Cultura
Istruzione professionale, il 60% trova sbocchi
Un rapporto della Fondazione per la Sussidiarietà
Roma. È un quadro analitico e molto interessante quello che emerge dal Rapporto sulla sussidiarietà 2010, dedicato alla istruzione e alla formazione professionale, presentato ieri al Senato e realizzato dalla Fondazione per la sussidiarietà. Una indagine che sfata molti luoghi comuni e potrà senz’altro servire alla individuazione di nuovi percorsi e strumenti. Fra le leggende metropolitane, quella che sia tutto sommato insoddisfacente l’esito formativo degli Istituti professionali di Stato (che durano 5 anni) e i Centri di formazione professionale (3 anni, per lo più curati dal privato variamente sociale: dalle organizzazioni religiose alle non profit). Il quadro è in realtà molto più articolato. «Il Cfp» ha premesso Giorgio Vittadini, presidente della Fondazione, «ha spesso una funzione di recupero di cui possono beneficiare i moltissimi ragazzi vittime di drop out. È gente che si è in qualche modo già persa: l’impegno primario deve essere quello di reinserirla in un contesto di socialità». Diverso il discorso per gli istituti statali, gli Ips: «qui le persone scelgono il proprio percorso, avendo riflettuto sull’importanza dell’avviamento ai mestieri». Se si guarda però al grado di soddisfazione espresso da un campione rappresentativo di studenti, si può constatare come questo sia superiore al 74%. Un gradimento, per di più, motivato. Vediamo come. Soddisfa i ragazzi il processo formativo centrato sulla persona, il rapporto con i professori, la valorizzazione dell’esperienza concreta, la possibilità di stage e laboratori, la connessione con il mondo delle imprese locali. «Sono variabili ispirate al principio di sussidiarietà», ha sottolineato Vittadini.

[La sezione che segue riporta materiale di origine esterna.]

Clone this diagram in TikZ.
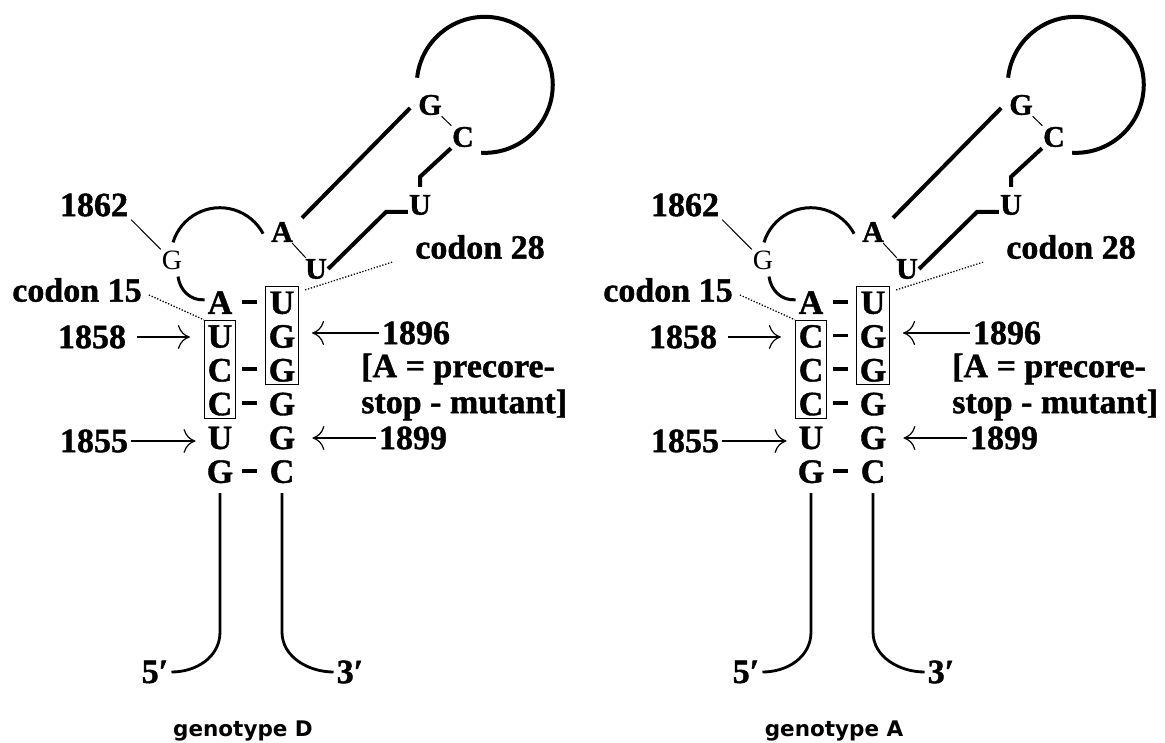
\documentclass[tikz,border=0pt]{standalone}
\usepackage{fontspec}
\setmainfont{Liberation Serif}[BoldFeatures={FakeBold=1.2}]
\newfontfamily\gtfont{DejaVu Sans}
\usetikzlibrary{arrows.meta,calc,fit}

\begin{document}
\begin{tikzpicture}[
  x=1pt, y=-1pt,
  nt/.style={font=\bfseries\fontsize{34}{36}\selectfont, inner sep=0pt, text height=24pt, text depth=0pt},
  lnt/.style={font=\bfseries\fontsize{30}{32}\selectfont, inner sep=1pt},
  lbl/.style={font=\bfseries\fontsize{34}{36}\selectfont, inner sep=3pt},
  gtl/.style={font=\gtfont\bfseries\fontsize{21.5}{23}\selectfont},
  nbox/.style={draw, line width=1.3pt, inner sep=3pt},
  bb/.style={line width=4pt},
  sb/.style={line width=3pt},
  strand/.style={line width=2.8pt},
  tick/.style={line width=1pt},
  dots/.style={line width=1.3pt, dash pattern=on 1.3pt off 1.7pt},
  pair/.style={line width=3.8pt},
  ptr/.style={line width=1.2pt, -{To[length=12pt,width=24pt]}}
]
\useasboundingbox (0,0) rectangle (1165,743);
\foreach \dx/\gty/\fst/\prs in {0/D/U/{1,3,4,6}, 591/A/C/{1,2,3,4,6}} {
\begin{scope}[shift={(\dx,0)}]
% stem
\foreach \lt/\rt [count=\i] in {A/U, \fst/G, C/G, C/G, U/G, G/C} {
  \node[nt] (\gty l\i) at (220,{268+33.8*\i}) {\lt};
  \node[nt] (\gty r\i) at (282,{268+33.8*\i}) {\rt};
}
\foreach \i in \prs {
  \draw[pair] ($(\gty l\i)!.5!(\gty r\i)+(-9,0)$) -- ++(15,0);
}
\node[nbox, fit=(\gty l2)(\gty l4)] (\gty bl) {};
\node[nbox, fit=(\gty r1)(\gty r3)] (\gty br) {};
% loop
\node[lnt] (\gty g1) at (430,105) {G};
\node[lnt] (\gty c1) at (463,137) {C};
\node[lnt] (\gty u1) at (420,205) {U};
\node[lnt] (\gty a1) at (282,232) {A};
\node[lnt] (\gty u2) at (316,269) {U};
\node[lnt, font=\fontsize{28}{30}\selectfont] (\gty g0) at (172,260) {G};
% labels
\node[lbl] (\gty n62) at (94,205) {1862};
\node[lbl] (\gty c28) at (480,247) {codon 28};
\node[lbl] (\gty c15) at (77,290) {codon 15};
\node[lbl] (\gty n58) at (92,337) {1858};
\node[lbl] (\gty n96) at (416,333) {1896};
\node[lbl, align=left, anchor=west] (\gty mut) at (358,387) {[A = precore-\\stop - mutant]};
\node[lbl] (\gty n55) at (94,441) {1855};
\node[lbl] (\gty n99) at (413,438) {1899};
\node[lbl] (\gty p5) at (155,672) {5′};
\node[lbl] (\gty p3) at (350,672) {3′};
\node[gtl] (\gty gt) at (243,731) {genotype \gty};
% backbone
\draw[tick] (\gty g1) -- (\gty c1);
\draw[tick] (\gty a1) -- (\gty u2);
\draw[tick] (\gty n62.south east) -- (\gty g0.north west);
\draw[bb] ($(\gty a1.north east)+(8,-3)$) -- ($(\gty g1.west)+(-7,3)$);
\draw[bb] (\gty u2.east) -- ($(\gty u1.west)+(-22,7)$) -- ($(\gty u1.west)+(0,7)$);
\draw[bb] ($(\gty u1.north)+(0,-7)$) -- ++(0,-10) -- (\gty c1.south west);
\draw[bb] ($(\gty g1.north west)+(0,-16)$) arc[start angle=186, end angle=453, radius=68];
\draw[sb] ($(\gty g0.north)+(1,-7)$) arc[start angle=197, end angle=332, radius=49];
\draw[sb] ($(\gty g0.south)+(6,6)$) .. controls +(2,14) and +(-14,1) .. ($(\gty l1.west)+(-3,-2)$);
\draw[strand] ($(\gty l6.south)+(0,10)$) -- ++(0,139) .. controls +(0,25) and +(25,0) .. (\gty p5.east);
\draw[strand] ($(\gty r6.south)+(0,10)$) -- ++(0,139) .. controls +(0,25) and +(-25,0) .. (\gty p3.west);
% pointers
\draw[ptr, shorten <=8pt, shorten >=14pt] (\gty n58) -- (\gty n58 -| \gty bl.west);
\draw[ptr, shorten >=12pt] (\gty n55) -- (\gty n55 -| \gty l5.west);
\draw[ptr, shorten >=13pt] (\gty n96) -- (\gty n96 -| \gty br.east);
\draw[ptr, shorten >=17pt] (\gty n99) -- (\gty n99 -| \gty r5.east);
\draw[dots] ([xshift=-20pt]\gty c28.south west) -- ($(\gty br.north east)+(6,4)$);
\draw[dots] ($(\gty c15.east)+(4,5)$) -- (\gty bl.north west);
\end{scope}
}
\end{tikzpicture}
\end{document}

Importanti e inattesi i risultati anche per quanto riguarda il successivo inserimento lavorativo: il 60% dei ragazzi che escono dagli Ips trova lavoro, una percentuale che per i loro colleghi dei Cft scende al 44%. Con una eccezione significativa, la Lombardia, dove il rapporto si rovescia: «gli studenti dei corsi Cfp che pure durano solo tre anni, trovano più facilmente impiego rispetto a quelli degli Ips». Le ragioni? «Può darsi che la sperimentazione della Regione che attribuisce una dote formativa e quindi lascia la scelta alle famiglie abbia innescato, fra i centri, un effetto positivo di concorrenza e quindi un miglioramento della qualità».